Sliding Into Spring

This week I've been in our sugarbush hanging sap buckets, 215 so far. That may be as many as I put out this season. Our Windham County, Vermont property is typical of the region; rugged and steep. Covered in wet snow, as it is now, it's especially slippery. There are always more maples I could tap but getting close to them with the loader and gathering tank is the problem. Not to mention the precarious nature of totting pails full of sap across frozen side-hill. Maple sugaring; all the thrills and spills of a three ring circus.
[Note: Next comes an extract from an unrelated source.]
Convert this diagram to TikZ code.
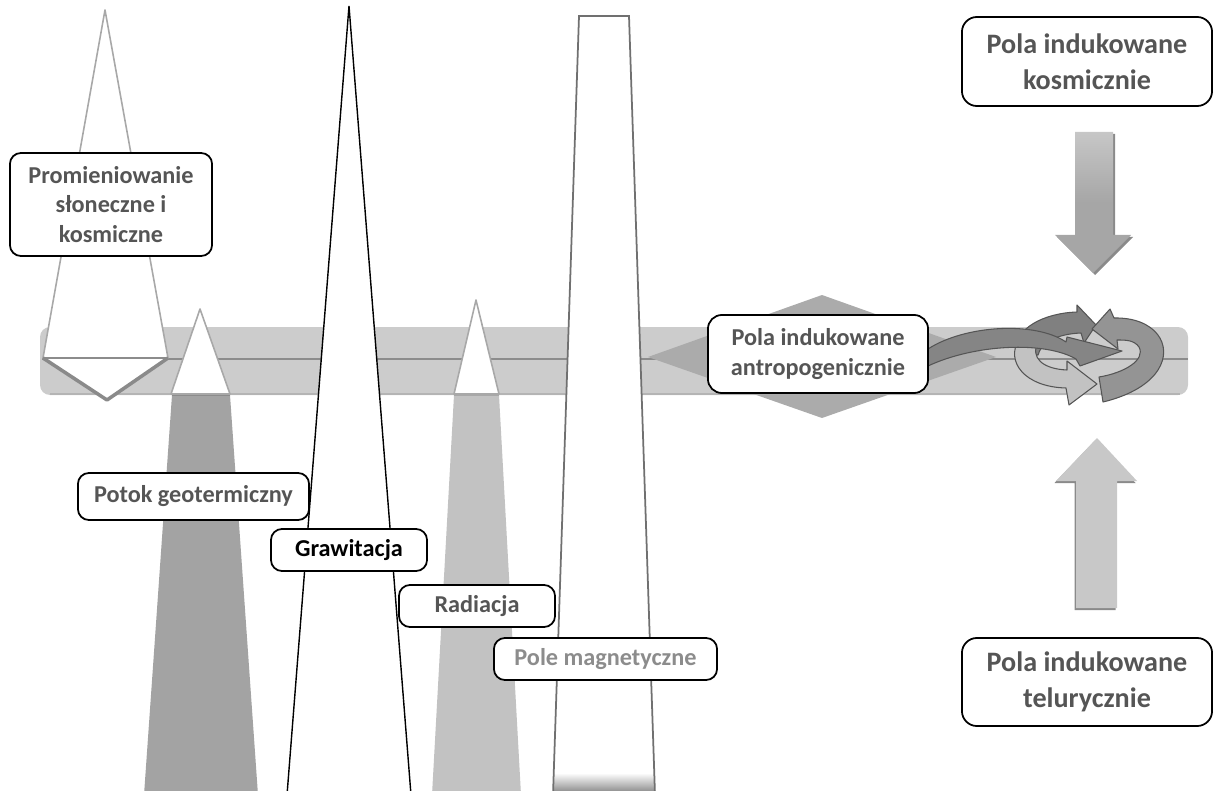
\documentclass[tikz,border=0pt]{standalone}
\usepackage{fontspec}
\setmainfont{Carlito}

\definecolor{bandfill}{HTML}{CCCCCC}
\definecolor{bandline}{HTML}{8C8C8C}
\definecolor{bandedge}{HTML}{B4B4B4}
\definecolor{txt}{HTML}{555555}
\definecolor{txtlight}{HTML}{8C8C8C}
\definecolor{conedge}{HTML}{A8A8A8}
\definecolor{geofill}{HTML}{A3A3A3}
\definecolor{radfill}{HTML}{C2C2C2}
\definecolor{magedge}{HTML}{707070}
\definecolor{diamondfill}{HTML}{ABABAB}
\definecolor{downfill}{HTML}{A6A6A6}
\definecolor{upfill}{HTML}{C8C8C8}
\definecolor{shadowgray}{HTML}{8A8A8A}
\definecolor{ringedge}{HTML}{555555}

\begin{document}
\begin{tikzpicture}[x=0.01cm,y=-0.01cm,
  box/.style={draw=black, line width=0.5pt, fill=white, rounded corners=0.11cm,
    inner sep=0pt, align=center, text=txt,
    font=\bfseries\fontsize{6.9}{8.5}\selectfont},
  bigbox/.style={box, rounded corners=0.15cm,
    font=\bfseries\fontsize{8}{10.2}\selectfont},
  ribbon/.style={draw=ringedge, line width=0.3pt, line join=round},
  cone/.style={draw=conedge, line width=0.45pt, fill=white, line join=round},
]
\useasboundingbox (0,0) rectangle (1215,791);

% horizontal band with its middle line
\fill[bandfill, rounded corners=0.1cm] (40,327) rectangle (1188,395);
\draw[bandedge, line width=0.5pt] (50,394) -- (1180,394);
\draw[bandline, line width=0.75pt] (42,359) -- (1188,359);

% solar and cosmic radiation: tall cone ending in a chevron
\draw[cone] (105,10) -- (168,358) -- (107,400) -- (43,358) -- cycle;
\draw[bandline, line width=0.75pt] (43,358) -- (168,358);
\draw[shadowgray, line width=1pt, line join=round] (43,358) -- (107,400) -- (168,358);

% geothermal flux: white tip above a dark column
\fill[geofill] (172,395) -- (230,395) -- (258,795) -- (144,795) -- cycle;
\draw[bandline, line width=0.8pt] (172,395) -- (230,395);
\draw[cone] (200,309) -- (230,394) -- (171,394) -- cycle;

% radiation: white tip above a light column
\fill[radfill] (454,395) -- (499,395) -- (521,795) -- (432,795) -- cycle;
\draw[conedge, line width=0.8pt] (454,395) -- (499,395);
\draw[cone] (476,300) -- (499,394) -- (454,394) -- cycle;

% gravity: narrow black-edged spike
\filldraw[fill=white, draw=black, line width=0.4pt, line join=miter]
  (349,6) -- (411,795) -- (287,795) -- cycle;

% magnetic field: tall column fading to grey at its foot
\fill[white] (579,16) -- (629,16) -- (655,795) -- (553,795) -- cycle;
\begin{scope}
  \clip (579,16) -- (629,16) -- (655,795) -- (553,795) -- cycle;
  \shade[top color=white, bottom color=black!45] (540,773) rectangle (670,792);
\end{scope}
\draw[magedge, line width=0.5pt] (553,795) -- (579,16) -- (629,16) -- (655,795);

% anthropogenic fields: diamond across the band
\fill[diamondfill] (648,357) -- (822,295) -- (996,357) -- (822,418) -- cycle;

% cosmic-induced fields: downward arrow
\fill[shadowgray] (1077,134) -- (1115,134) -- (1115,237) -- (1133,237)
  -- (1095,275) -- (1057,237) -- (1077,237) -- cycle;
\shade[top color=black!22, bottom color=downfill, middle color=downfill]
  (1075,132) -- (1113,132) -- (1113,235) -- (1131,235)
  -- (1093,273) -- (1055,235) -- (1075,235) -- cycle;

% telluric fields: upward arrow
\fill[shadowgray] (1095.5,440) -- (1135.5,483) -- (1115.5,483) -- (1115.5,610)
  -- (1074.5,610) -- (1074.5,483) -- (1054.5,483) -- cycle;
\fill[upfill] (1097,438) -- (1137,481) -- (1117,481) -- (1117,608)
  -- (1076,608) -- (1076,481) -- (1056,481) -- cycle;

% cycle of arrows on the right end of the band
% dark upper arc, head pointing right
\filldraw[ribbon, fill=black!50]
  (1017,354) .. controls (1012,328) and (1045,313) .. (1077,312)
  -- (1077,305) -- (1096,325) -- (1084,343) -- (1081,333)
  .. controls (1056,334) and (1041,343) .. (1038,355) -- cycle;
% dotted right arc, head pointing left
\filldraw[ribbon, fill=black!42]
  (1092,329) -- (1110,309) -- (1114,318)
  .. controls (1155,317) and (1174,345) .. (1158,370)
  .. controls (1147,387) and (1124,397) .. (1103,402)
  -- (1099,377)
  .. controls (1124,373) and (1146,360) .. (1139,347)
  .. controls (1134,340) and (1126,340) .. (1117,340)
  -- (1118,349) -- cycle;
% light lower arc, head pointing right
\filldraw[ribbon, fill=black!24]
  (1019,339) .. controls (1005,362) and (1025,387) .. (1066,388)
  -- (1069,405) -- (1097,384) -- (1067,361) -- (1067,370)
  .. controls (1043,369) and (1030,358) .. (1038,342) -- cycle;
% dark arc coming from the anthropogenic box
\filldraw[ribbon, fill=black!48]
  (928,349) .. controls (965,325) and (1035,321) .. (1066,342)
  -- (1067,337) -- (1122,351) -- (1080,366) -- (1076,359)
  .. controls (1045,341) and (975,344) .. (928,366) -- cycle;

% labels
\node[box, minimum width=2.02cm, minimum height=1.03cm]
  (solar) at (111,204.5) {Promieniowanie\\słoneczne i\\kosmiczne};
\node[box, minimum width=2.31cm, minimum height=0.47cm]
  (geo) at (193.5,496.5) {Potok geotermiczny};
\node[box, minimum width=1.56cm, minimum height=0.42cm, text=black]
  (grav) at (349,550) {Grawitacja};
\node[box, minimum width=1.56cm, minimum height=0.42cm]
  (rad) at (477,606) {Radiacja};
\node[box, minimum width=2.23cm, minimum height=0.42cm, text=txtlight]
  (mag) at (605.5,659) {Pole magnetyczne};
\node[box, rounded corners=0.14cm, minimum width=2.2cm, minimum height=0.78cm]
  (anthro) at (818,354) {Pola indukowane\\antropogenicznie};
\node[bigbox, minimum width=2.5cm, minimum height=0.89cm]
  (cosmic) at (1087,61.5) {Pola indukowane\\kosmicznie};
\node[bigbox, minimum width=2.5cm, minimum height=0.88cm]
  (telluric) at (1087,682) {Pola indukowane\\telurycznie};
\end{tikzpicture}
\end{document}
Last week I was up to my ankles in sticky mud on a very different side-hill, one in Tuscany. I was assessing a property for possible stone art sites. On the first day I clambered down a stream bed and up a wooded draw, getting a perspective on the place and surroundings. After speaking with the property owners about their future plans, including the planting of a vineyard and olive grove, I developed two ideas for incorporating dry stone in the landscape. For the next day and a half I worked up scale models out of stone and mud. I find that sketching three-dimensionally helps me think through the process of designing an art work. The practical considerations inform the abstract ones, and vise versa. The model in the photo, above, was made to illustrate the idea of using a spiraling stone and wood ramp as a way to move vertically in the landscape.
The property owners are in the process of transforming the ruin of an old grain mill into a home for themselves. The roof had to be stripped off and new "old" timbers added. The head carpenter on the site cleans up a purlin beam with his bill hook, photo below. 

Another worker operates the overhead crane used to lift materials from the ground to the roof.

Over the three days I spent on site I was able to watch a fascinating construction, and de-construction process. A building that has undergone centuries of use and reuse, is once again re-purposed.